When a filmmaker like S. S. Rajamouli takes the time to write a detailed note, it is never just a casual appreciation. It is a reading of cinema from someone who understands scale, emotion, and audience psychology better than most. And when that note is directed at a relatively new director like Aditya Dhar, who is only two films old, it carries even more weight.
What Rajamouli is essentially doing here is validating growth. Not just success, but evolution. By saying that Dhurandhar The Revenge surpasses its first part in both scale and soul, he is pointing towards something very specific. Scale is expected today. Bigger budgets, wider worlds, longer runtimes. But soul is harder. Soul means emotional investment. It means the audience is not just watching but feeling. And Rajamouli is making it clear that Dhar has managed to balance both, which is rare.

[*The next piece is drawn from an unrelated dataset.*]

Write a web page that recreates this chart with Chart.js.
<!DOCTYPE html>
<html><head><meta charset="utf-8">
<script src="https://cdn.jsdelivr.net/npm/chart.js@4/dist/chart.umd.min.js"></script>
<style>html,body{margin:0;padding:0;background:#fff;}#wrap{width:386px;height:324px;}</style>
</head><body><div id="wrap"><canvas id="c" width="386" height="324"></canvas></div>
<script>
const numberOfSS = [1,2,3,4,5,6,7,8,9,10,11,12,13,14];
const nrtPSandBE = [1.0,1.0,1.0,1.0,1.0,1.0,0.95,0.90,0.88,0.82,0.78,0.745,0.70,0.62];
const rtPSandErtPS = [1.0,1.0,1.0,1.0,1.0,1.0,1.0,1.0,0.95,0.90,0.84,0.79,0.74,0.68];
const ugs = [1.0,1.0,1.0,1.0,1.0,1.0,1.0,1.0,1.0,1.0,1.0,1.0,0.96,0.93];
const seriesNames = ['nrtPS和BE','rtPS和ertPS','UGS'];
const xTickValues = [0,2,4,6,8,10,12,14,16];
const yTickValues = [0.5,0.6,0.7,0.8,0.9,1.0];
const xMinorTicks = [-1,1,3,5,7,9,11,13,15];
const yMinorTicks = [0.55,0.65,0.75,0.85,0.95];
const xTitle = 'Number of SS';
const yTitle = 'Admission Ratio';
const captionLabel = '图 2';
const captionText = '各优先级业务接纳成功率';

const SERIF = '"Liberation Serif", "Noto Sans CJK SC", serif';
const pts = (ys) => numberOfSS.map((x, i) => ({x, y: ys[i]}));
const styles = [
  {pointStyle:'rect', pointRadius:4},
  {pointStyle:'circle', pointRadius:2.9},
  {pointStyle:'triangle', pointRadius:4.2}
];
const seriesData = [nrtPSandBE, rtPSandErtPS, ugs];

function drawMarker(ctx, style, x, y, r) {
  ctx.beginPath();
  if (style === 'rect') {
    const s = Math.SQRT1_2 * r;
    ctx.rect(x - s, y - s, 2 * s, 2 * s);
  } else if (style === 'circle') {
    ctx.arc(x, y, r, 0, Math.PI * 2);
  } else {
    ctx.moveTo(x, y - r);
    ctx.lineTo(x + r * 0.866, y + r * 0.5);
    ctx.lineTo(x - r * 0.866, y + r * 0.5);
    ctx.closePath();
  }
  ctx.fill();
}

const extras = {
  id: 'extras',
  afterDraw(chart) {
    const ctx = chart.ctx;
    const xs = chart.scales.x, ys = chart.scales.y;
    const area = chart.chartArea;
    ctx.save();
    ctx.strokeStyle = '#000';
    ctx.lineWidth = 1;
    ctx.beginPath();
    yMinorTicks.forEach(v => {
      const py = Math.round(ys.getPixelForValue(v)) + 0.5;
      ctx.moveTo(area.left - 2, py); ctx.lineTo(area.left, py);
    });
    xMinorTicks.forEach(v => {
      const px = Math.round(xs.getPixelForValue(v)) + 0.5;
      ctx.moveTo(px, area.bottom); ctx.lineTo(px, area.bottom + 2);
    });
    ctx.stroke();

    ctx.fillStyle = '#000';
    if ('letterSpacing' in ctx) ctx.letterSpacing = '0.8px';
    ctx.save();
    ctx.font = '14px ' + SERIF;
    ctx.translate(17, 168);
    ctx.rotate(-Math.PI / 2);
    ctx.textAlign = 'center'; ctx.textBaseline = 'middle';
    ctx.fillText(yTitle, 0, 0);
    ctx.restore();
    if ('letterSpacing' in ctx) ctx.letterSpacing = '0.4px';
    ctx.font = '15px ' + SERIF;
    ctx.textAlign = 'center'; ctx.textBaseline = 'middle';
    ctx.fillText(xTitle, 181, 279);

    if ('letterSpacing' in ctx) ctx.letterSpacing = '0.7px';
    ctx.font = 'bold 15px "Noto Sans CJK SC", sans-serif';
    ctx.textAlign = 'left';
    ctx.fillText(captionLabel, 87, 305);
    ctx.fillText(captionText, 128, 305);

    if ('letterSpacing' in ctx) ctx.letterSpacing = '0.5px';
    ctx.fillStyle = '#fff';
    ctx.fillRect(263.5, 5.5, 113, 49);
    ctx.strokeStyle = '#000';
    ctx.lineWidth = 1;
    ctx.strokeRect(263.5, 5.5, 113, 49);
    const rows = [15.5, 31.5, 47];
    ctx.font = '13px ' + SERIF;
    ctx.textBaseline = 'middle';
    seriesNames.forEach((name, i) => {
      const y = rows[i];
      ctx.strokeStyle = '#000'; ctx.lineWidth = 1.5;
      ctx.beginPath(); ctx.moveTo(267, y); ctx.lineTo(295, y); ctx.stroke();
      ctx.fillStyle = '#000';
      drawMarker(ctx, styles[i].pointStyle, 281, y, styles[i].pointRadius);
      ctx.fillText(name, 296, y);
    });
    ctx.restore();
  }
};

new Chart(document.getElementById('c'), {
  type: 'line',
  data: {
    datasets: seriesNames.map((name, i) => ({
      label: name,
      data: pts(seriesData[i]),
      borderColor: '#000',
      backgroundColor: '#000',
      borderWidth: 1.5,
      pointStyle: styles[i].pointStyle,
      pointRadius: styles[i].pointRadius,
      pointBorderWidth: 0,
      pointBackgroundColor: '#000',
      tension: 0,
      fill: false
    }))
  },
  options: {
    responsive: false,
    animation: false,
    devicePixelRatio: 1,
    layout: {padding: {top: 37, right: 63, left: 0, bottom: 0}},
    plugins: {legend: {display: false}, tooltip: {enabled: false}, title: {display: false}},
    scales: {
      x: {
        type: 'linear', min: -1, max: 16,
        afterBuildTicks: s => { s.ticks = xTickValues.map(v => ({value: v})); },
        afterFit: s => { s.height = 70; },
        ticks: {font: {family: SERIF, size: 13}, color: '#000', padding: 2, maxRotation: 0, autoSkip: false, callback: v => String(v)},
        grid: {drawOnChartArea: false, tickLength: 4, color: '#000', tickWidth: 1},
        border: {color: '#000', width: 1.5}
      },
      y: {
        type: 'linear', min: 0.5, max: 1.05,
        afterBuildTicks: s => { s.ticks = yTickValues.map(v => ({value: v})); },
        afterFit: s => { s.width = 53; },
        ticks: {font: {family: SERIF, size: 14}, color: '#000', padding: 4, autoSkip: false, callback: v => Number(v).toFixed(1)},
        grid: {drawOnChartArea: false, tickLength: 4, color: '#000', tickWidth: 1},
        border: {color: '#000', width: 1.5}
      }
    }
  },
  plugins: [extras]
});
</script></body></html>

There is also a deeper industry signal in the way he breaks down his praise. He does not just say the film is good. He lists writing, casting, technical execution, music, world design, and direction. This is almost like a checklist from someone who builds films layer by layer. It suggests that the film is not riding on one strength but is cohesive across departments. In trade language, that translates to strong repeat value and long theatrical legs.
His mention of emotional stakes is perhaps the most telling part. Rajamouli’s own cinema, from Baahubali to RRR, has always relied on high emotional grounding despite massive scale. By highlighting this, he is almost welcoming Dhar into that league of filmmakers who understand that spectacle without emotion is hollow.
Then comes the most interesting line. It takes guts to make and release a film that runs for four hours. This is not just a compliment. It is an acknowledgment of risk. In today’s market, where attention spans are debated constantly, a four hour film is a gamble. Rajamouli is recognizing that Dhar did not just follow trends but trusted his story. More importantly, he confirms that the audience stayed till the last frame. That is the biggest trade indicator of success. Length becomes irrelevant if engagement is intact.
His note on Ranveer Singh goes beyond standard praise. By calling out a specific sequence and describing it as a masterclass, Rajamouli is underlining performance depth within a large scale film. This matters because big films often get reduced to spectacle, with performances taking a backseat. Here, he is saying the opposite. That the film holds powerful acting moments within its grand narrative.
I loved Dhurandhar-1, but The Revenge surpassed the original in both scale and soul.
— rajamouli ss (@ssrajamouli) March 21, 2026
The writing, casting, technical execution, music, world design and direction are flawless…. But it’s the emotional stakes that really ground it.
The writing manages to weave plot twists that…
Similarly, his mention of R. Madhavan carrying the helplessness of a nation is not just about acting. It hints at the film’s thematic weight. It suggests that the story is not limited to personal conflict but reflects a larger collective emotion. That is where films move from entertainment to cultural conversation.
What stands out most is the tone. Rajamouli is not being diplomatic. He is being specific. And specificity in praise is credibility. For a director who has only two films behind him, this kind of endorsement is not just appreciation. It is positioning.
Because when someone like Rajamouli says you have delivered both scale and soul, it quietly places you in a bracket where expectations change. You are no longer a promising filmmaker. You are someone the industry and the audience will now watch more closely.
And perhaps that is the real takeaway from this note. It is not just about celebrating a film. It is about marking the arrival of a director who may no longer be judged by how many films he has made, but by the standard he has now set.